My question probably follows from something basic in character theory, but I don't see what I'm missing. Let $\rho: \Gamma \to \mathrm{GL}(2,\mathbb C)$ be a two-dimensional representation of the modular group $\Gamma$, assumed to be indecomposable. Then for the identity $I$ one has $\rho(-I) = \pm I$. Now I am confused by:
Because $\det \rho(-I) = 1$, $\det \rho$ is a character of order dividing $6$.
I do not see how this follows. I assume here the determinant character means if $\rho$ affords a character $\chi$ then the determinant character $\det\chi$ is defined as $\det \rho(\cdot)$ and here the author means order in the sense as an element of the group of characters.

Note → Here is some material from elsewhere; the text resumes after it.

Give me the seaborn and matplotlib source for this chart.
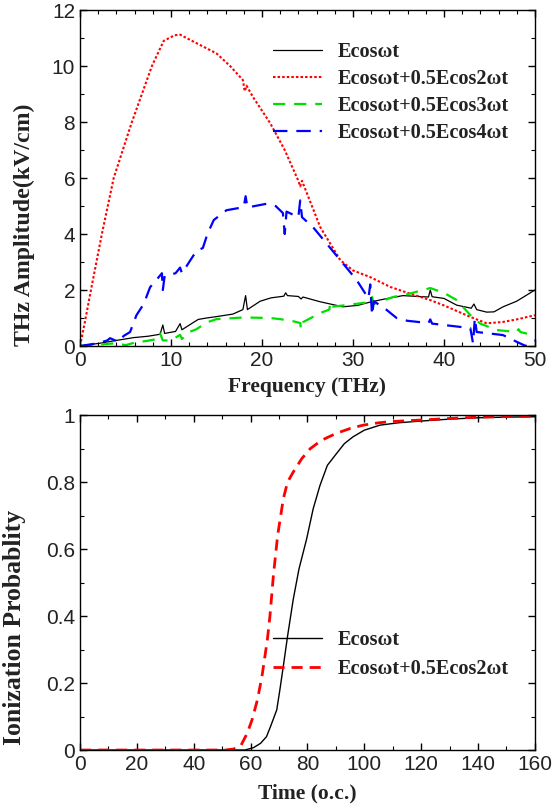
import numpy as np
import pandas as pd
import matplotlib
matplotlib.use('Agg')
import matplotlib.pyplot as plt
import seaborn as sns
from matplotlib.ticker import MultipleLocator

sns.set_style('ticks')
plt.rcParams['font.family'] = ['Liberation Sans', 'DejaVu Sans']
plt.rcParams['xtick.direction'] = 'in'
plt.rcParams['ytick.direction'] = 'in'

# --- THz amplitude spectra (top panel) ---
f_black = [0, 1, 2.2, 4, 5.9, 7.5, 8.8, 9.1, 9.3, 10.5, 11, 11.2, 12.5, 13, 13.9, 15, 16.8, 17.9, 18.2, 18.4,
           19.8, 21, 22.4, 22.6, 22.8, 24, 24.3, 24.5, 26.4, 28.9, 30.5, 31.9, 33.5, 35.5, 38.3, 38.5, 38.7,
           40, 41.4, 43, 43.3, 43.6, 44.7, 45.5, 46.5, 48, 50]
a_black = [0, 0.05, 0.1, 0.2, 0.3, 0.35, 0.42, 0.75, 0.45, 0.52, 0.8, 0.58, 0.85, 0.95, 1.0, 1.05, 1.14, 1.3, 1.8, 1.3,
           1.6, 1.72, 1.78, 1.9, 1.8, 1.77, 1.68, 1.75, 1.58, 1.4, 1.45, 1.57, 1.68, 1.8, 1.75, 2.0, 1.76,
           1.7, 1.46, 1.35, 1.5, 1.3, 1.21, 1.22, 1.4, 1.6, 2.0]

f_red = [0, 0.5, 1.2, 2.4, 3.7, 5.7, 7.9, 9.2, 10.4, 11, 12, 13.5, 15, 16.5, 17.9, 18.1, 18.3, 19, 20.9, 22.5,
         24, 24.2, 24.4, 26.4, 28.6, 30, 31.9, 34.1, 36, 38.5, 40, 42.9, 44.7, 46.5, 48, 50]
a_red = [0, 0.8, 2, 4, 6, 8, 10, 10.9, 11.1, 11.12, 10.95, 10.7, 10.45, 10.0, 9.5, 9.1, 9.3, 8.9, 7.96, 7.0,
         5.9, 5.7, 5.9, 4.25, 3.07, 2.7, 2.46, 2.11, 1.9, 1.64, 1.45, 1.04, 0.81, 0.86, 0.95, 1.1]

f_green = [0, 2, 4, 5, 6, 7.3, 8.5, 8.8, 9.1, 10, 11, 11.2, 12, 12.8, 13.9, 15, 18, 20.9, 22, 23.5, 24.2, 24.3,
           24.5, 26.4, 27.4, 27.5, 27.6, 29, 31.9, 32.1, 32.3, 34.4, 36, 38.5, 40, 41.4, 43.2, 44, 45.8, 48,
           48.2, 48.4, 50]
a_green = [0, 0.05, 0.1, 0.03, 0.12, 0.18, 0.25, 0.45, 0.2, 0.2, 0.4, 0.25, 0.5, 0.6, 0.84, 0.96, 1.02, 1.0, 0.96,
           0.88, 0.82, 0.6, 0.85, 1.18, 1.3, 1.55, 1.4, 1.45, 1.57, 1.75, 1.5, 1.75, 1.85, 2.07, 1.9, 1.64, 1.0,
           0.8, 0.57, 0.5, 0.6, 0.5, 0.37]

f_blue = [0, 1, 2, 3, 3.3, 4.2, 4.8, 5.5, 6.2, 7, 7.7, 8.5, 9, 9.1, 9.3, 10.5, 11, 11.2, 12, 12.8, 13.5, 14,
          14.7, 16.1, 18, 18.2, 18.4, 20.5, 21.5, 22.3, 22.5, 22.7, 24, 24.2, 24.4, 25.6, 27, 28.6, 30.4,
          31.7, 31.9, 32.1, 32.3, 33.7, 34.8, 36, 38.3, 38.5, 38.7, 40, 42.9, 43.2, 43.4, 43.6, 44.7, 46.5,
          48, 49, 50]
a_blue = [0, 0.05, 0.1, 0.2, 0.28, 0.15, 0.36, 0.5, 1.1, 1.5, 2.1, 2.4, 2.6, 2.0, 2.5, 2.6, 2.8, 2.6, 3.0, 3.4,
          3.5, 4.0, 4.5, 4.85, 4.96, 5.35, 4.95, 5.08, 5.0, 4.75, 4.0, 4.8, 4.6, 5.2, 4.6, 4.25, 3.7, 3.07, 2.36,
          1.7, 2.2, 1.1, 1.6, 1.29, 1.0, 0.9, 0.82, 0.95, 0.8, 0.75, 0.64, 0.1, 1.0, 0.5, 0.46, 0.39,
          0.15, 0.0, 0.2]

# --- Ionization probability (bottom panel) ---
t_black = [0, 58, 61, 63.5, 65.6, 67, 69.2, 70.3, 71.5, 73, 75, 77, 79.7, 82, 84.4, 87, 90.2, 93, 96, 100, 105.5,
           112, 119.5, 130, 140, 150, 160]
p_black = [0, 0, 0.007, 0.02, 0.04, 0.07, 0.12, 0.18, 0.25, 0.34, 0.45, 0.54, 0.63, 0.72, 0.79, 0.85, 0.885, 0.915,
           0.935, 0.955, 0.97, 0.977, 0.982, 0.988, 0.992, 0.994, 0.995]
t_red = [0, 51, 54, 56.5, 58.8, 60.5, 62.4, 64, 65.9, 66.8, 68, 69.5, 71.5, 73, 75, 78, 81, 85, 90, 95, 99.6,
         105, 110, 119.5, 130, 140, 160]
p_red = [0, 0, 0.003, 0.012, 0.05, 0.09, 0.15, 0.22, 0.33, 0.4, 0.52, 0.64, 0.75, 0.8, 0.83, 0.87, 0.9, 0.925,
         0.945, 0.96, 0.97, 0.977, 0.981, 0.985, 0.99, 0.994, 0.997]

lab1 = 'Ecos\u03c9t'
lab2 = 'Ecos\u03c9t+0.5Ecos2\u03c9t'
lab3 = 'Ecos\u03c9t+0.5Ecos3\u03c9t'
lab4 = 'Ecos\u03c9t+0.5Ecos4\u03c9t'

serif = ['Liberation Serif', 'DejaVu Serif']

fig = plt.figure(figsize=(5.52, 8.09), dpi=100)
ax1 = fig.add_axes([0.145, 0.5723, 0.824, 0.4153])
ax2 = fig.add_axes([0.145, 0.0729, 0.824, 0.414])

kw = dict(ax=ax1, estimator=None, sort=False)
sns.lineplot(x=f_black, y=a_black, color='black', lw=0.9, label=lab1, **kw)
sns.lineplot(x=f_red, y=a_red, color='red', lw=1.5, label=lab2, **kw)
sns.lineplot(x=f_green, y=a_green, color='#00e000', lw=1.6, label=lab3, **kw)
sns.lineplot(x=f_blue, y=a_blue, color='#0000ff', lw=1.6, label=lab4, **kw)
lines = ax1.get_lines()
lines[1].set_linestyle((0, (1.2, 1.0)))
lines[2].set_linestyle((0, (5.5, 4)))
lines[3].set_linestyle((0, (6.5, 4)))

ax1.set_xlim(0, 50)
ax1.set_ylim(0, 12)
ax1.xaxis.set_major_locator(MultipleLocator(10))
ax1.xaxis.set_minor_locator(MultipleLocator(2))
ax1.yaxis.set_major_locator(MultipleLocator(2))
ax1.yaxis.set_minor_locator(MultipleLocator(1))
ax1.set_xlabel('Frequency (THz)', fontsize=15.5, labelpad=5, family=serif, weight='bold', color='#222222')
ax1.set_ylabel('THz Amplitude(kV/cm)', fontsize=17.2, family=serif, weight='bold', color='#222222')
ax1.yaxis.set_label_coords(-0.10, 0.36)

kw2 = dict(ax=ax2, estimator=None, sort=False)
sns.lineplot(x=t_black, y=p_black, color='black', lw=1.0, label=lab1, **kw2)
sns.lineplot(x=t_red, y=p_red, color='red', lw=2.0, label=lab2, **kw2)
ax2.get_lines()[1].set_linestyle((0, (4, 2.5)))
ax2.set_xlim(0, 160)
ax2.set_ylim(0, 1)
ax2.xaxis.set_major_locator(MultipleLocator(20))
ax2.xaxis.set_minor_locator(MultipleLocator(10))
ax2.yaxis.set_major_locator(MultipleLocator(0.2))
ax2.yaxis.set_minor_locator(MultipleLocator(0.1))
ax2.yaxis.set_major_formatter(plt.FuncFormatter(lambda v, p: f'{round(v, 1):g}'))
ax2.set_xlabel('Time (o.c.)', fontsize=15.5, labelpad=7, family=serif, weight='bold', color='#222222')
ax2.set_ylabel('Ionization Probablity', fontsize=18.5, family=serif, weight='bold', color='#222222')
ax2.yaxis.set_label_coords(-0.118, 0.367)

for ax in (ax1, ax2):
    ax.tick_params(which='both', top=True, right=True, direction='in', colors='black',
                   labelcolor='#222222', labelsize=15)
    ax.tick_params(which='major', length=5, width=1)
    ax.tick_params(which='minor', length=3, width=0.8)
    for s in ax.spines.values():
        s.set_color('black')
        s.set_linewidth(1.0)

legprop = dict(family=serif, weight='bold', size=14.6)
leg1 = ax1.legend(loc='upper left', bbox_to_anchor=(0.425, 0.905), frameon=False, borderpad=0,
                  borderaxespad=0, handlelength=2.4, handletextpad=0.75, labelspacing=0.34, prop=legprop)
leg2 = ax2.legend(loc='upper left', bbox_to_anchor=(0.425, 0.358), frameon=False, borderpad=0,
                  borderaxespad=0, handlelength=2.4, handletextpad=0.75, labelspacing=0.44, prop=legprop)
for leg in (leg1, leg2):
    for t in leg.get_texts():
        t.set_color('#222222')

fig.savefig('out.png', dpi=100)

I have read that the determinant character has order dividing $|G|$, but in this case the modular group $C_2 *C_3$ has infinite cardinality. What am I missing?
Let $\chi$ be a character $\in Hom(SL_2(\Bbb{Z}),\Bbb{C}^\times)$.
Here $\chi(-I)=1$ thus $\chi$ is a character of $SL_2(\Bbb{Z})/\pm I= G=PSL_2(\Bbb{Z})$ whence of $G/[G,G]$.
Then $G= \langle S\rangle \ast \langle ST\rangle \cong C_2 \ast C_3$ (free product of two cyclic groups) so $G/[G,G]\cong C_2 \times C_3$ ie. $\chi$ has order dividing $6$.